EUR/GBP: bearish target at 0.69 – TDS

FXStreet (Barcelona) - FX Strategists at TD Securities, expect EUR weakness to continue as a US rate hike this year nears, and expect EUR/GBP to make a move lower towards 0.69 levels.

Key Quotes

“EUR has come under attack after a renewed USD bid on Friday followed a stronger US CPI print which has pulled EURUSD through psychological support level of 1.10. The common currency is having trouble on the crosses this morning as well but with the US and UK markets closed for holidays, it is difficult to make much sense with thin liquidity conditions.”

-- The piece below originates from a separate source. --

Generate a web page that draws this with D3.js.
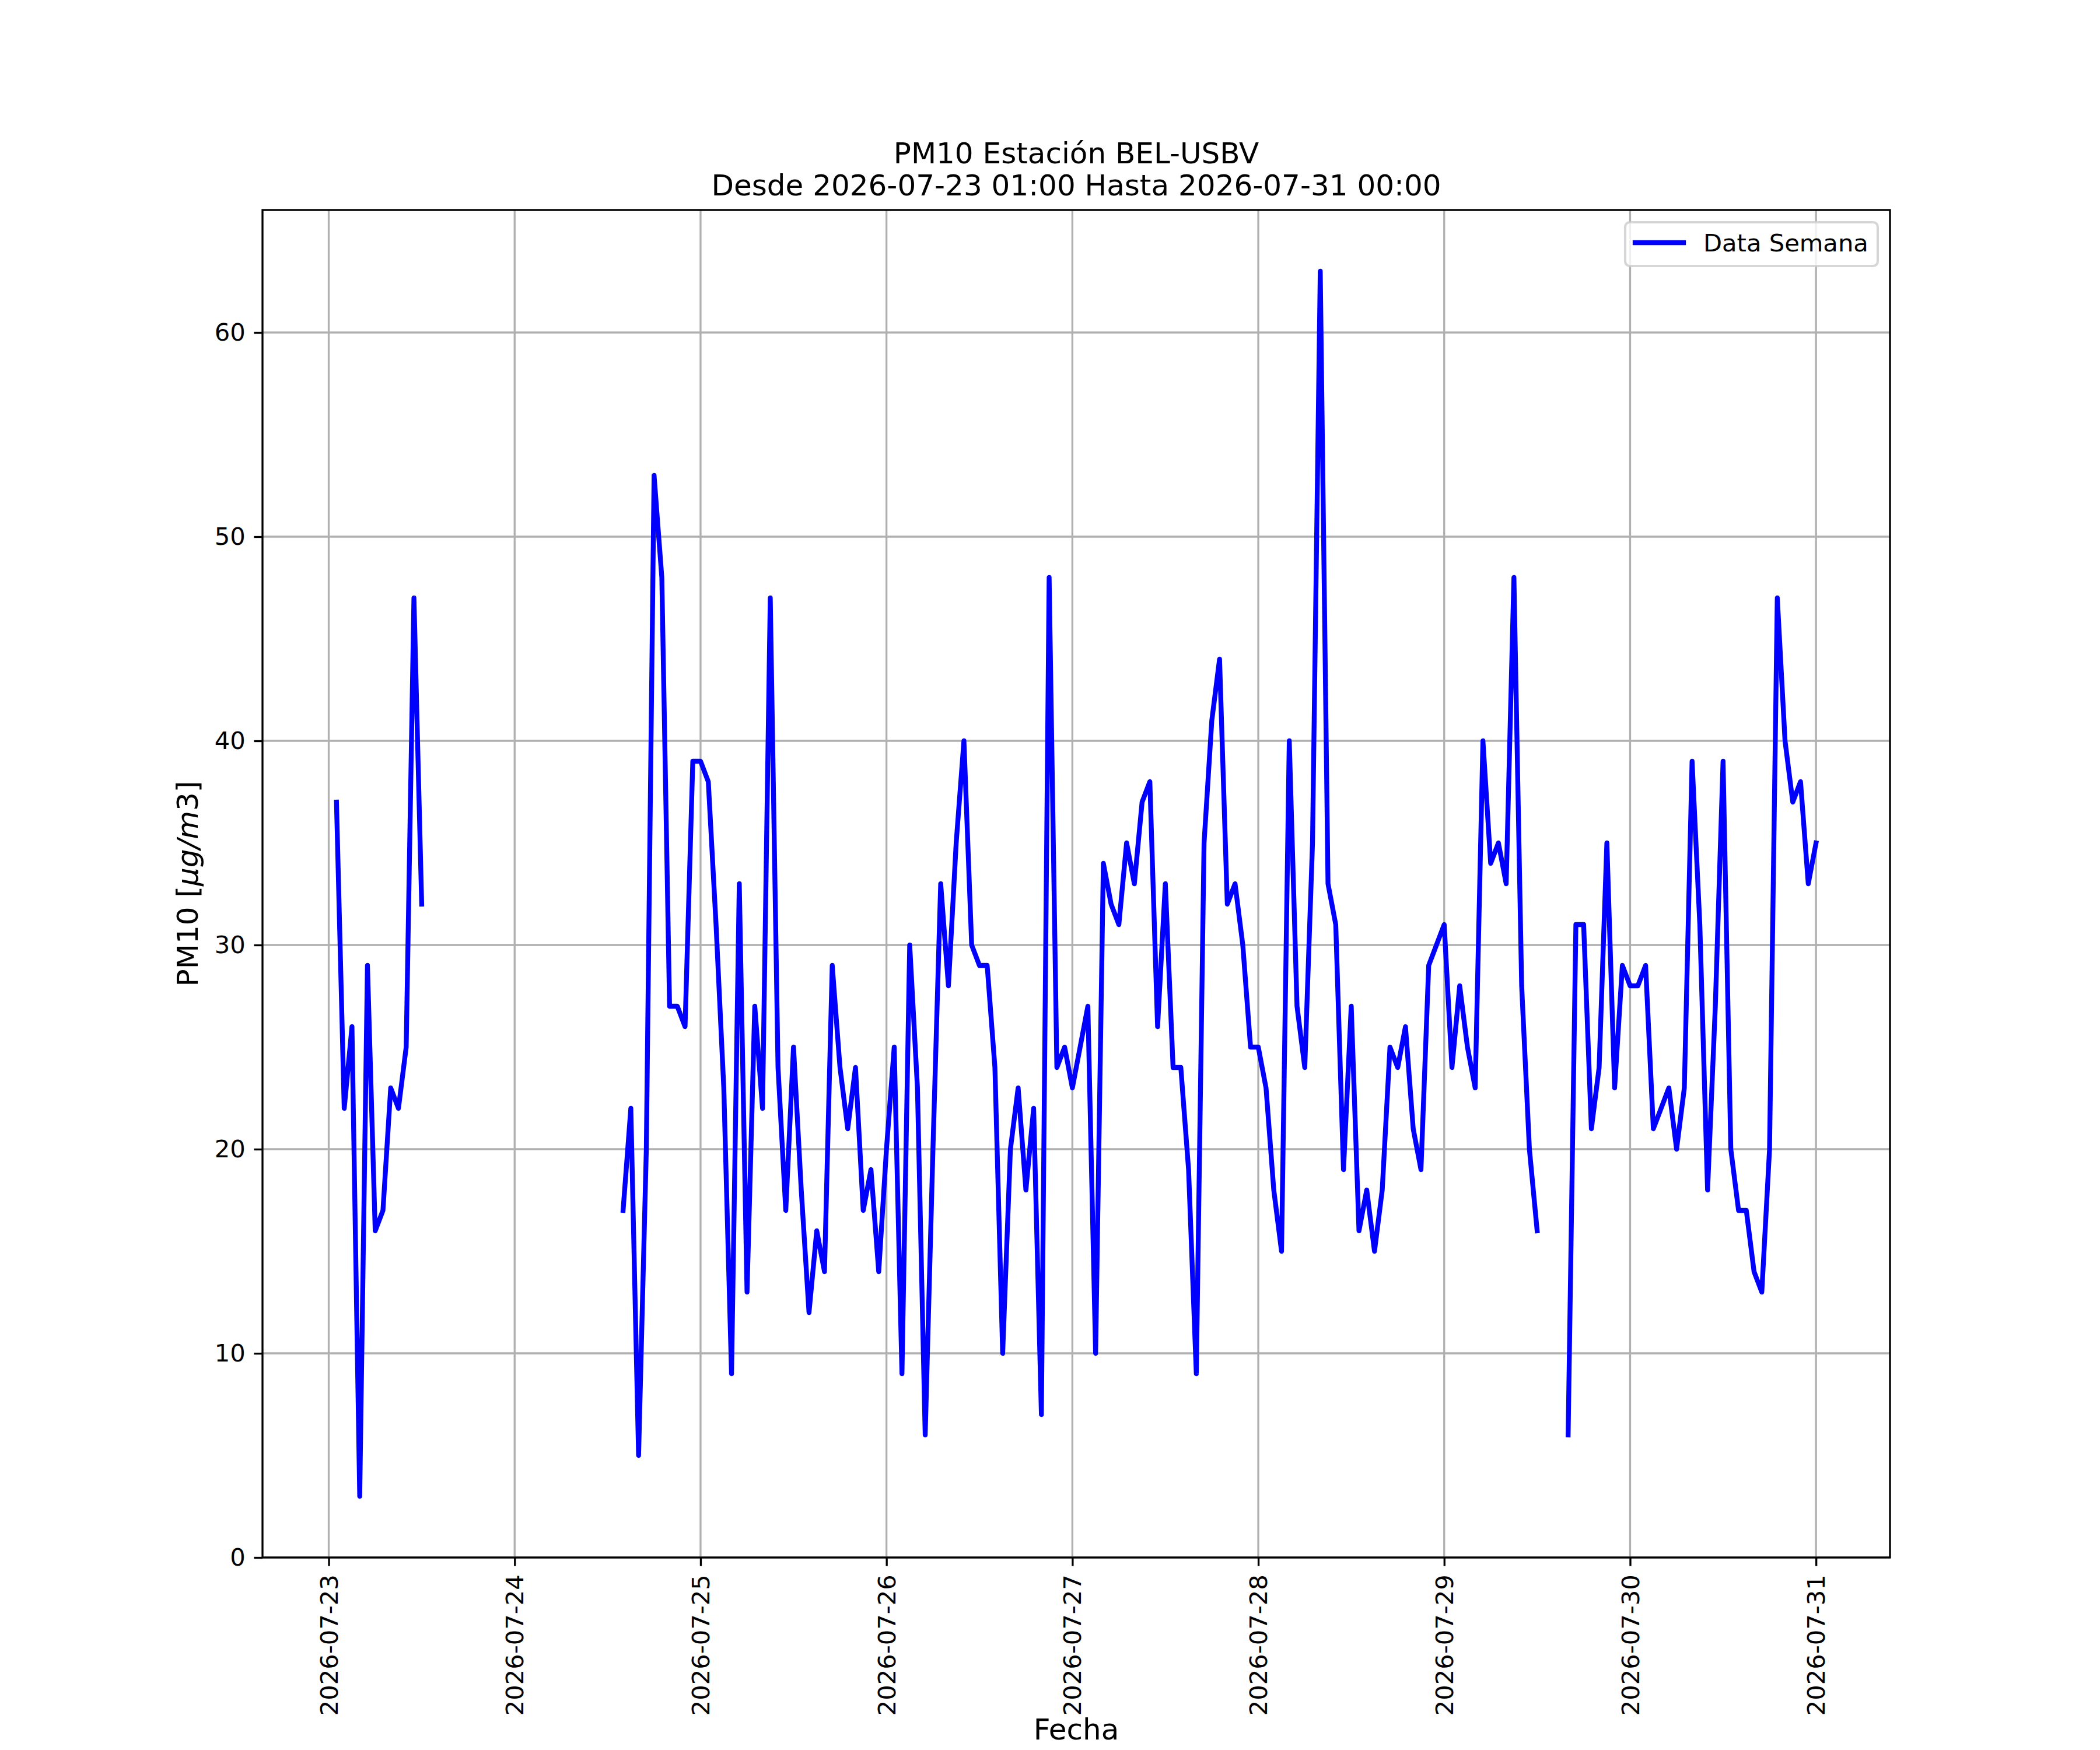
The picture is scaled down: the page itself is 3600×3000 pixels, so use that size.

“The latest rumblings out of the EU/Greece talks is that the latter is warning that there is no cash to pay the IMF a pair of instalments worth approximately EUR300 each over the first two weeks of June and thus raises the prospect of a default.”

“We have heard this story before and we tend to think that each of the parties involved that have supported Greece with funds will not let that happen but in the event of a default there have been significant firewalls in place to limit financial contagion especially as exposure to exotics has declined substantially. This still does not undermine the fact that this would probably be a significant financial market event but it could also mean that beyond the near-term pain the EUR-core could be perceived as “stronger” and it might also serve as an incentive for the troubled periphery to improve structural reforms as a Grexit would serve as the example for failure.”

“This is not our base-case scenario but as we approach key negotiating and funding deadlines, this sort of discussion will intensify. Ultimately, we think the primary trend in EURUSD is down and limited liquidity today is unlikely to pull us significantly lower from the 1.0980 level at time of writing but it may keep the common currency under pressure.”

“We like betting on lower EURGBP as well, and eye the 0.69 level over the coming months—especially if the June FOMC confirms that a 2015 hike is still on (our base case still).”